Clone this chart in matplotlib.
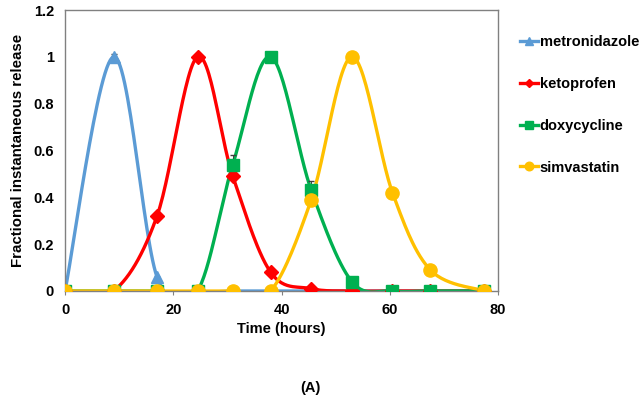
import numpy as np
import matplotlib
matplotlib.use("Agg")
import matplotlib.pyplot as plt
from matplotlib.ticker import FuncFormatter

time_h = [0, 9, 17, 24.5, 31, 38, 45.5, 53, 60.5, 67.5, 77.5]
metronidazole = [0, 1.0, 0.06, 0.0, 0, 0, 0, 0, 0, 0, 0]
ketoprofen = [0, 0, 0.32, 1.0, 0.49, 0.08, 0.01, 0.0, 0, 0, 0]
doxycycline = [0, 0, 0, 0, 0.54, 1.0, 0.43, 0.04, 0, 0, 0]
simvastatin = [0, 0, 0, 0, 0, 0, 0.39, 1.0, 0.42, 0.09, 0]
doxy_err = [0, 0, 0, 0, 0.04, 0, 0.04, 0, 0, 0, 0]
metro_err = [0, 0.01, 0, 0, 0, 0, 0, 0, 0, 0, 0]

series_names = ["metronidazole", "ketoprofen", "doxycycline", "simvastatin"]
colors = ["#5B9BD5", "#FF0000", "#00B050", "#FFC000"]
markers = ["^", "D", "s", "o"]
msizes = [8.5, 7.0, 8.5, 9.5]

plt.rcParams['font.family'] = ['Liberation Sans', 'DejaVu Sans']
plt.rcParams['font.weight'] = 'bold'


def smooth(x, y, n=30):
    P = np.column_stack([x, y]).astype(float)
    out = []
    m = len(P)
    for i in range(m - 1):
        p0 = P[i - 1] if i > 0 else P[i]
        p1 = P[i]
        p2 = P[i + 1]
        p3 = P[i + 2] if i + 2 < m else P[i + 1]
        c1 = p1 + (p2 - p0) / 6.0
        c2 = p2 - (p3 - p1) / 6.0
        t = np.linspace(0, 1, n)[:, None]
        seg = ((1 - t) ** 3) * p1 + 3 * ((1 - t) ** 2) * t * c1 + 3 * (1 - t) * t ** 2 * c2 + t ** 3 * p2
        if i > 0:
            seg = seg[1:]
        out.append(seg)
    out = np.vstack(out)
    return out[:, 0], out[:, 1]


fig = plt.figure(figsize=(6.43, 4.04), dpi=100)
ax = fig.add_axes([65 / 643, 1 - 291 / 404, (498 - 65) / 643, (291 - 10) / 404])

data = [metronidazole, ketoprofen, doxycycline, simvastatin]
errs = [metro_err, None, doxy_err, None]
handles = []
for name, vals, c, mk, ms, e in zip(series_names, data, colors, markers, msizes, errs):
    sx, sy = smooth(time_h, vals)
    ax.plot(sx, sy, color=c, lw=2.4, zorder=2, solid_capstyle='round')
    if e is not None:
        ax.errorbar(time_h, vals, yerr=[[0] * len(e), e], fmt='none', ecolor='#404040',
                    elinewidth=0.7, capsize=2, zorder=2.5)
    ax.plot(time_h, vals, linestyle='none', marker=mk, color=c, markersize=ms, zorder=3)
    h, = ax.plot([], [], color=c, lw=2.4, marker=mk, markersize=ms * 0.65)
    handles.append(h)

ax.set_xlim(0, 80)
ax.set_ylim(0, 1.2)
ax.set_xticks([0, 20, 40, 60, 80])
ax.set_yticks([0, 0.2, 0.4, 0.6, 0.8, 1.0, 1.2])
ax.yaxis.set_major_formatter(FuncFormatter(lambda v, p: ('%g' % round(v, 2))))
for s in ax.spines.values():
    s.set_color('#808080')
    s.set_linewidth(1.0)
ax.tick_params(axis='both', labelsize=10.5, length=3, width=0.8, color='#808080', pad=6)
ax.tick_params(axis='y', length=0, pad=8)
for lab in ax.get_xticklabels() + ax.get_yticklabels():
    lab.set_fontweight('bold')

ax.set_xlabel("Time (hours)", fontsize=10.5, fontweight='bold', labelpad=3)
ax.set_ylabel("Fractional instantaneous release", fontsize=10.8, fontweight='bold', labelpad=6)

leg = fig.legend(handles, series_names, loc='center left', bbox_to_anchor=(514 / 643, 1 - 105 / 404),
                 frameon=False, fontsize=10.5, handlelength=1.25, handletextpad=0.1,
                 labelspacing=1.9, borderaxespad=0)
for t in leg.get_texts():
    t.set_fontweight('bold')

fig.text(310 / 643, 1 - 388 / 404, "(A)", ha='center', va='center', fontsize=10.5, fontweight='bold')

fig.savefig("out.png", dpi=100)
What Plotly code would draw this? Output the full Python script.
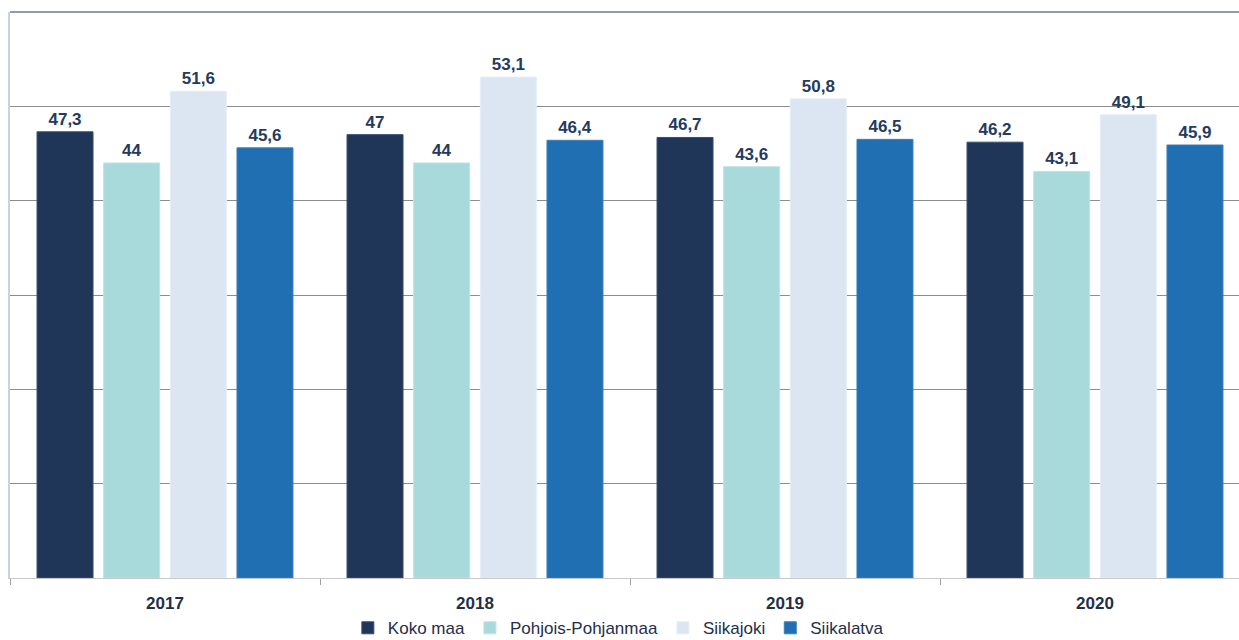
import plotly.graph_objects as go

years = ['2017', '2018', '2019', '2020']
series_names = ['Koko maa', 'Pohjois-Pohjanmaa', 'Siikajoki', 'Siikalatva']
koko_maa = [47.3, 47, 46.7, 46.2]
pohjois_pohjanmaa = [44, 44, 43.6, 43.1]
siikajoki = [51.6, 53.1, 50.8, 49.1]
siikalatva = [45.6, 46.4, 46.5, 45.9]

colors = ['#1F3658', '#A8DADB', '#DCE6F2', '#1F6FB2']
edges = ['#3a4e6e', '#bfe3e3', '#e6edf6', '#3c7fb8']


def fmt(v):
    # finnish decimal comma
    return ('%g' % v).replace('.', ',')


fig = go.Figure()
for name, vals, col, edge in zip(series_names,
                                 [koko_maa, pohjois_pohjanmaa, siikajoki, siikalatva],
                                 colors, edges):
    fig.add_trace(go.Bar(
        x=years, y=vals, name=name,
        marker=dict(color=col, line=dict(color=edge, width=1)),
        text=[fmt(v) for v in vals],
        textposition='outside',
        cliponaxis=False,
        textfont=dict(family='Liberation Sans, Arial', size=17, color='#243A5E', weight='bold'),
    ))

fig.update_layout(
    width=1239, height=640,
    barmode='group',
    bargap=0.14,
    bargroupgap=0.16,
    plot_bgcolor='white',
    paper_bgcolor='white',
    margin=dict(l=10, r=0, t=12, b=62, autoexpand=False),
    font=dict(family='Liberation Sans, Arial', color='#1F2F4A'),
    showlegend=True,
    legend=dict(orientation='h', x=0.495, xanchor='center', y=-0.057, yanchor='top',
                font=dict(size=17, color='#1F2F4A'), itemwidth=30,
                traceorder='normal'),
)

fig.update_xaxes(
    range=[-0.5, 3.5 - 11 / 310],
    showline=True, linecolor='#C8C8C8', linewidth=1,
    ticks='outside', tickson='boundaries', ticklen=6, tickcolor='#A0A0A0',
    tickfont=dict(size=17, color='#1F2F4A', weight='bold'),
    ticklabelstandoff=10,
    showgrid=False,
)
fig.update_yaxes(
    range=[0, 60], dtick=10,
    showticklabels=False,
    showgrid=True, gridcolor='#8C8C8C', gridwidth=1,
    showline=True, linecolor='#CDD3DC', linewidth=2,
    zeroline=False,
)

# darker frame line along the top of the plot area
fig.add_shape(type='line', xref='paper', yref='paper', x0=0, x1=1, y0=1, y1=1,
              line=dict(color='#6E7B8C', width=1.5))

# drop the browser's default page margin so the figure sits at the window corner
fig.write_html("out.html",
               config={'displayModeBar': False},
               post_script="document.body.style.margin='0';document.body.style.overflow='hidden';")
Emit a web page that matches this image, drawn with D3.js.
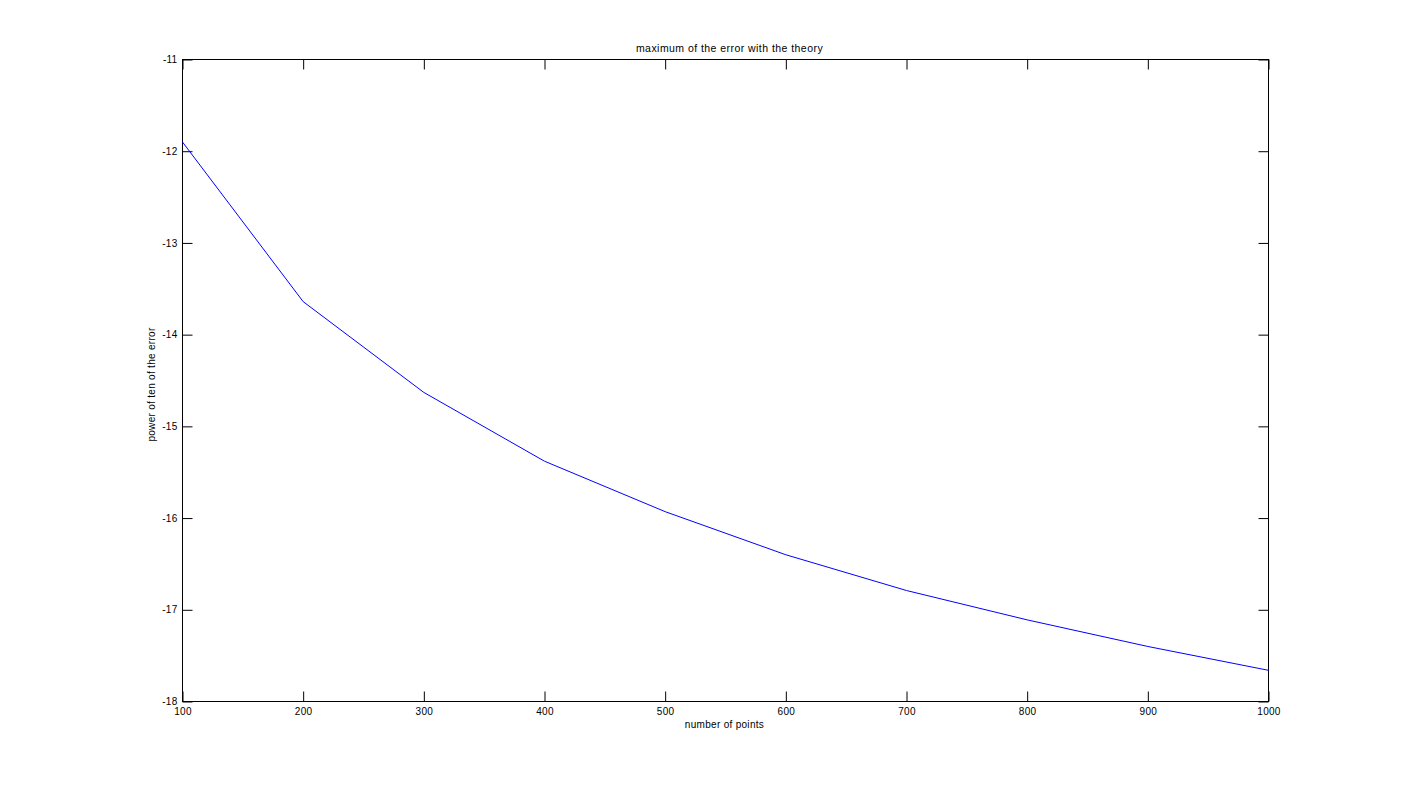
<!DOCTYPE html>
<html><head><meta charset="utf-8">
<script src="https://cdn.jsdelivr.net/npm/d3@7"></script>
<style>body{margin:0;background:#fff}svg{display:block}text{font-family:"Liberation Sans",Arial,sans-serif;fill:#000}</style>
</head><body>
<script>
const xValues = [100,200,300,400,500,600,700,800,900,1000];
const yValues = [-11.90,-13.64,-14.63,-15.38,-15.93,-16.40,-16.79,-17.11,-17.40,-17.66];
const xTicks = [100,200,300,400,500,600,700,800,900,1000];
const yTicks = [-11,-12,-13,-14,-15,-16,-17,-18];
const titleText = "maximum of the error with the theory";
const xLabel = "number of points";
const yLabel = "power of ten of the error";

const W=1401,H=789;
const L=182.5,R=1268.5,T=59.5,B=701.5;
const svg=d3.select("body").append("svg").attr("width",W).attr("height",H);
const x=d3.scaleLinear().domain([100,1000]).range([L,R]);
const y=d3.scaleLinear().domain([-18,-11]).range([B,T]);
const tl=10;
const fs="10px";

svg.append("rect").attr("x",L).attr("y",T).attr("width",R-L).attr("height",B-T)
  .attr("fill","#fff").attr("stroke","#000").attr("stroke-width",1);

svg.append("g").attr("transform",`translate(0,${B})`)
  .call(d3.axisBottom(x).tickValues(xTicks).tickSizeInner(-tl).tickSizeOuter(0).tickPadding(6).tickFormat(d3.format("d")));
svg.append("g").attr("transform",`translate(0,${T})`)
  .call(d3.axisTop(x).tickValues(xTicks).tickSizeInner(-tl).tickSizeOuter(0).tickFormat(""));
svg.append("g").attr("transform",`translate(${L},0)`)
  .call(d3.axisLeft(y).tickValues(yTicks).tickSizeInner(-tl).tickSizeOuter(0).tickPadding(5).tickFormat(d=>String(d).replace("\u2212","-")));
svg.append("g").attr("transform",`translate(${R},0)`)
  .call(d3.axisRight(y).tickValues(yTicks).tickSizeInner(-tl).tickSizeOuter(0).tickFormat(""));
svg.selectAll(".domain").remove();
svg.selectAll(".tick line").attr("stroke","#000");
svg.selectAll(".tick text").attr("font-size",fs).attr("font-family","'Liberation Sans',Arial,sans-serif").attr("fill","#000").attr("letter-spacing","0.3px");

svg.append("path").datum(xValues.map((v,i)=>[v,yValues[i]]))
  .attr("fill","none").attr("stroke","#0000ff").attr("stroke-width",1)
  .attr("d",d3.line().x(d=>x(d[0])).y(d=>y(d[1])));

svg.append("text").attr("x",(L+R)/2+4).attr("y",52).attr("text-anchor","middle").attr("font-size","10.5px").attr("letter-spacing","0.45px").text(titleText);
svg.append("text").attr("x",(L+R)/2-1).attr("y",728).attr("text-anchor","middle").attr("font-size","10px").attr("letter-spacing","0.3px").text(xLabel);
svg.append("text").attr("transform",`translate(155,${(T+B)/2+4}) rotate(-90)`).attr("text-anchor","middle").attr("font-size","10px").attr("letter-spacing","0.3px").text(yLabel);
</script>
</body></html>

- _Work to do_
Without the pictures, return the listing above from its first line through the line that has "from matplotlib.ticker import FuncFormatter".

- _Output for this task_
Clone this chart in matplotlib.
import numpy as np
import matplotlib
matplotlib.use("Agg")
import matplotlib.pyplot as plt
from matplotlib.ticker import FuncFormatter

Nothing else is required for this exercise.